Il telescopio spaziale James Webb ha recentemente fornito preziose informazioni sulla limitata formazione stellare nella regione più oscura e enigmatica della Via Lattea, nota come “The Brick” o “Il Mattone”. Attraverso la sua capacità di scrutare l’universo in infrarossi, il telescopio ha rivelato che la causa principale di questo fenomeno è la temperatura elevata della turbolenta nube di gas in questa regione, nonostante la presenza sorprendente di monossido di carbonio ghiacciato. Il risultato di questa osservazione, pubblicato su The Astrophysical Journal, proviene da uno studio condotto da un gruppo di ricerca guidato dall’astronomo Adam Ginsburg dell’Università della Florida.
Il “cuore” oscuro della Via Lattea è da tempo oggetto di studio approfondito a causa della sua densa nube di gas, che teoricamente dovrebbe favorire la formazione di nuove stelle.
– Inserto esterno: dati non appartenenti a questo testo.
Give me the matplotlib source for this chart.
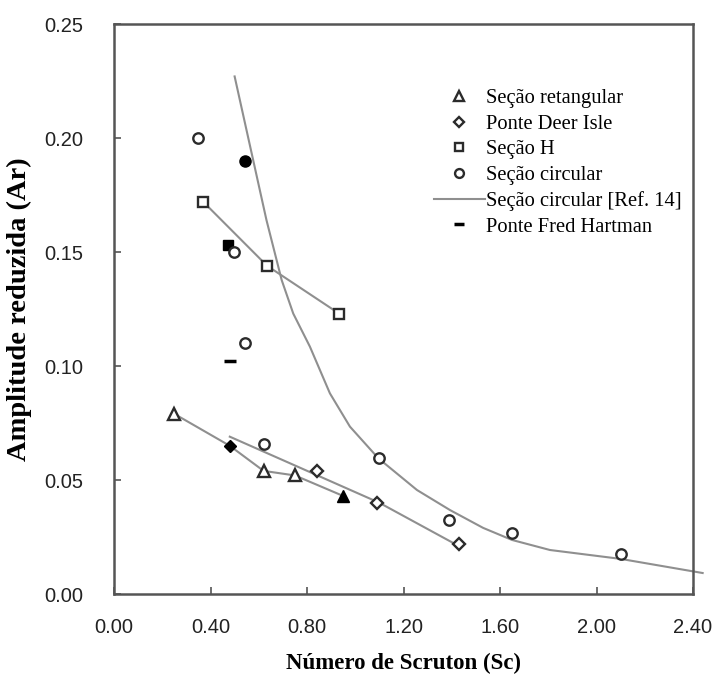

Tuttavia, le nuove rivelazioni del telescopio James Webb smentiscono questa aspettativa, mostrando che nonostante la presenza abbondante di monossido di carbonio ghiacciato, la temperatura della nube è eccessivamente alta per consentire la creazione di nuove stelle.
L’analisi condotta dalle agenzie spaziali europea (ESA), statunitense (NASA) e canadese (CSA) ha rivelato una quantità inaspettatamente elevata di monossido di carbonio ghiacciato all’interno di “The Brick“. Nonostante ciò, la temperatura del gas nella nube rimane troppo elevata per favorire il processo di formazione stellare. Queste nuove scoperte sfidano le attuali conoscenze sulla presenza di monossido di carbonio al centro della Via Lattea e sul rapporto critico tra gas e polveri, entrambi risultati inferiori alle ipotesi precedenti.
Adam Ginsburg, commentando i risultati, sottolinea l’importanza di questa nuova prospettiva offerta dal telescopio James Webb, che consente di studiare le molecole allo stato solido (ghiaccio) anziché limitarsi all’osservazione dei gas. Questo nuovo approccio fornisce una visione più completa sulla distribuzione e sul trasporto delle molecole nella regione, rappresentando un progresso significativo nella comprensione dell’origine delle molecole che costituiscono l’ambiente cosmico circostante. Considerando inoltre che polveri e ghiaccio possono combinarsi per formare pianeti e comete, questo studio potrebbe contribuire a un avanzamento ulteriore nella nostra conoscenza dell’origine del nostro universo.